DATASET EXCERPT »
● ● ● ● ●

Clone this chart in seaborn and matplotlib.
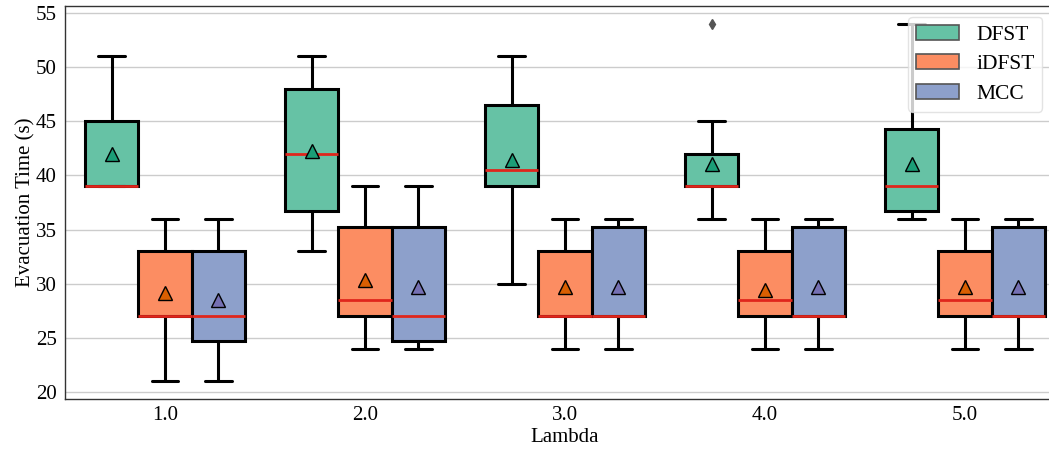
import matplotlib
matplotlib.use("Agg")
import matplotlib.pyplot as plt
import seaborn as sns
import pandas as pd
import numpy as np

# ---- data (evacuation times in seconds, 10 runs per setting) ----
lambda_labels = ["1.0", "2.0", "3.0", "4.0", "5.0"]
methods = ["DFST", "iDFST", "MCC"]

dfst_times = [
    [39, 39, 39, 39, 39, 39, 45, 45, 45, 51],
    [33, 36, 36, 39, 42, 42, 48, 48, 48, 51],
    [30, 36, 39, 39, 39, 42, 42, 48, 48, 51],
    [36, 36, 39, 39, 39, 39, 42, 42, 45, 54],
    [36, 36, 36, 39, 39, 39, 42, 45, 45, 54],
]
idfst_times = [
    [21, 24, 27, 27, 27, 27, 33, 33, 36, 36],
    [24, 24, 27, 27, 27, 30, 33, 36, 36, 39],
    [24, 27, 27, 27, 27, 27, 33, 33, 36, 36],
    [24, 24, 27, 27, 27, 30, 33, 33, 33, 36],
    [24, 24, 27, 27, 27, 30, 33, 33, 36, 36],
]
mcc_times = [
    [21, 24, 24, 27, 27, 27, 33, 33, 33, 36],
    [24, 24, 24, 27, 27, 27, 33, 36, 36, 39],
    [24, 24, 27, 27, 27, 27, 33, 36, 36, 36],
    [24, 24, 27, 27, 27, 27, 33, 36, 36, 36],
    [24, 24, 27, 27, 27, 27, 33, 36, 36, 36],
]

box_colors = ["#66c2a5", "#fc8d62", "#8da0cb"]
mean_colors = ["#1b9e77", "#d95f02", "#7570b3"]

rows = []
for method, table in zip(methods, [dfst_times, idfst_times, mcc_times]):
    for lam, vals in zip(lambda_labels, table):
        for v in vals:
            rows.append({"Lambda": lam, "Method": method, "Time": v})
df = pd.DataFrame(rows)

# ---- style ----
sns.set_theme(style="whitegrid")
plt.rcParams["font.family"] = ["Liberation Serif", "DejaVu Serif"]
plt.rcParams["text.color"] = "black"
plt.rcParams["axes.labelcolor"] = "black"
plt.rcParams["xtick.color"] = "black"
plt.rcParams["ytick.color"] = "black"

fig = plt.figure(figsize=(10.49, 4.53), dpi=100)
W, H = 1049, 453
ax = fig.add_axes([65 / W, (H - 399) / H, 1000 / W, 393 / H])

sns.boxplot(
    data=df, x="Lambda", y="Time", hue="Method",
    order=lambda_labels, hue_order=methods,
    palette=box_colors, saturation=1, width=0.8, gap=0,
    linecolor="black", linewidth=2.2,
    showmeans=True,
    meanprops=dict(marker="^", markeredgecolor="black", markersize=10,
                   markeredgewidth=1.0),
    medianprops=dict(color="#e0261c", linewidth=2),
    flierprops=dict(marker="d", markerfacecolor="#555555",
                    markeredgecolor="#555555", markersize=5),
    ax=ax,
)

# colour mean markers by method using their offset within the group
offsets = np.array([-0.8 / 3, 0.0, 0.8 / 3])
for ln in ax.lines:
    if ln.get_marker() == "^":
        x = np.asarray(ln.get_xdata(), dtype=float)[0]
        off = x - round(x)
        idx = int(np.argmin(np.abs(offsets - off)))
        ln.set_markerfacecolor(mean_colors[idx])

ax.set_xlim(-0.5, 4.5)
ax.set_xlabel("Lambda", fontsize=15, labelpad=2)
ax.set_ylabel("Evacuation Time (s)", fontsize=15, labelpad=0)
ax.tick_params(axis="both", labelsize=15, length=4, width=0.8,
               colors="black", pad=2)
ax.tick_params(axis="x", length=3, color="#888888")
ax.tick_params(axis="y", color="#444444")
ax.set_yticks([20, 25, 30, 35, 40, 45, 50, 55])

ax.grid(axis="y", color="#cccccc", linewidth=1.0)
ax.grid(axis="x", visible=False)
ax.set_axisbelow(True)
for s in ax.spines.values():
    s.set_visible(True)
    s.set_color("#333333")
    s.set_linewidth(1.0)

handles, labels = ax.get_legend_handles_labels()
if ax.get_legend() is not None:
    ax.get_legend().remove()
leg = ax.legend(
    handles, labels, loc="upper right",
    bbox_to_anchor=(1042 / W, (H - 17) / H), bbox_transform=fig.transFigure,
    borderaxespad=0, fontsize=15.5, handlelength=2.0, handleheight=0.7,
    labelspacing=0.45, handletextpad=0.8, borderpad=0.35, frameon=True,
    framealpha=0.8, edgecolor="#dddddd", fancybox=True,
)
for h in leg.legend_handles:
    h.set_edgecolor("#555555")
    h.set_linewidth(1.2)

fig.savefig("out.png", dpi=100)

● ● ● ● ●

WRITTEN INSTRUCTION » Write out the listing above again, exactly, but with no pictures in the copy.

WORKED ANSWER »
Clone this chart in seaborn and matplotlib.
import matplotlib
matplotlib.use("Agg")
import matplotlib.pyplot as plt
import seaborn as sns
import pandas as pd
import numpy as np

# ---- data (evacuation times in seconds, 10 runs per setting) ----
lambda_labels = ["1.0", "2.0", "3.0", "4.0", "5.0"]
methods = ["DFST", "iDFST", "MCC"]

dfst_times = [
    [39, 39, 39, 39, 39, 39, 45, 45, 45, 51],
    [33, 36, 36, 39, 42, 42, 48, 48, 48, 51],
    [30, 36, 39, 39, 39, 42, 42, 48, 48, 51],
    [36, 36, 39, 39, 39, 39, 42, 42, 45, 54],
    [36, 36, 36, 39, 39, 39, 42, 45, 45, 54],
]
idfst_times = [
    [21, 24, 27, 27, 27, 27, 33, 33, 36, 36],
    [24, 24, 27, 27, 27, 30, 33, 36, 36, 39],
    [24, 27, 27, 27, 27, 27, 33, 33, 36, 36],
    [24, 24, 27, 27, 27, 30, 33, 33, 33, 36],
    [24, 24, 27, 27, 27, 30, 33, 33, 36, 36],
]
mcc_times = [
    [21, 24, 24, 27, 27, 27, 33, 33, 33, 36],
    [24, 24, 24, 27, 27, 27, 33, 36, 36, 39],
    [24, 24, 27, 27, 27, 27, 33, 36, 36, 36],
    [24, 24, 27, 27, 27, 27, 33, 36, 36, 36],
    [24, 24, 27, 27, 27, 27, 33, 36, 36, 36],
]

box_colors = ["#66c2a5", "#fc8d62", "#8da0cb"]
mean_colors = ["#1b9e77", "#d95f02", "#7570b3"]

rows = []
for method, table in zip(methods, [dfst_times, idfst_times, mcc_times]):
    for lam, vals in zip(lambda_labels, table):
        for v in vals:
            rows.append({"Lambda": lam, "Method": method, "Time": v})
df = pd.DataFrame(rows)

# ---- style ----
sns.set_theme(style="whitegrid")
plt.rcParams["font.family"] = ["Liberation Serif", "DejaVu Serif"]
plt.rcParams["text.color"] = "black"
plt.rcParams["axes.labelcolor"] = "black"
plt.rcParams["xtick.color"] = "black"
plt.rcParams["ytick.color"] = "black"

fig = plt.figure(figsize=(10.49, 4.53), dpi=100)
W, H = 1049, 453
ax = fig.add_axes([65 / W, (H - 399) / H, 1000 / W, 393 / H])

sns.boxplot(
    data=df, x="Lambda", y="Time", hue="Method",
    order=lambda_labels, hue_order=methods,
    palette=box_colors, saturation=1, width=0.8, gap=0,
    linecolor="black", linewidth=2.2,
    showmeans=True,
    meanprops=dict(marker="^", markeredgecolor="black", markersize=10,
                   markeredgewidth=1.0),
    medianprops=dict(color="#e0261c", linewidth=2),
    flierprops=dict(marker="d", markerfacecolor="#555555",
                    markeredgecolor="#555555", markersize=5),
    ax=ax,
)

# colour mean markers by method using their offset within the group
offsets = np.array([-0.8 / 3, 0.0, 0.8 / 3])
for ln in ax.lines:
    if ln.get_marker() == "^":
        x = np.asarray(ln.get_xdata(), dtype=float)[0]
        off = x - round(x)
        idx = int(np.argmin(np.abs(offsets - off)))
        ln.set_markerfacecolor(mean_colors[idx])

ax.set_xlim(-0.5, 4.5)
ax.set_xlabel("Lambda", fontsize=15, labelpad=2)
ax.set_ylabel("Evacuation Time (s)", fontsize=15, labelpad=0)
ax.tick_params(axis="both", labelsize=15, length=4, width=0.8,
               colors="black", pad=2)
ax.tick_params(axis="x", length=3, color="#888888")
ax.tick_params(axis="y", color="#444444")
ax.set_yticks([20, 25, 30, 35, 40, 45, 50, 55])

ax.grid(axis="y", color="#cccccc", linewidth=1.0)
ax.grid(axis="x", visible=False)
ax.set_axisbelow(True)
for s in ax.spines.values():
    s.set_visible(True)
    s.set_color("#333333")
    s.set_linewidth(1.0)

handles, labels = ax.get_legend_handles_labels()
if ax.get_legend() is not None:
    ax.get_legend().remove()
leg = ax.legend(
    handles, labels, loc="upper right",
    bbox_to_anchor=(1042 / W, (H - 17) / H), bbox_transform=fig.transFigure,
    borderaxespad=0, fontsize=15.5, handlelength=2.0, handleheight=0.7,
    labelspacing=0.45, handletextpad=0.8, borderpad=0.35, frameon=True,
    framealpha=0.8, edgecolor="#dddddd", fancybox=True,
)
for h in leg.legend_handles:
    h.set_edgecolor("#555555")
    h.set_linewidth(1.2)

fig.savefig("out.png", dpi=100)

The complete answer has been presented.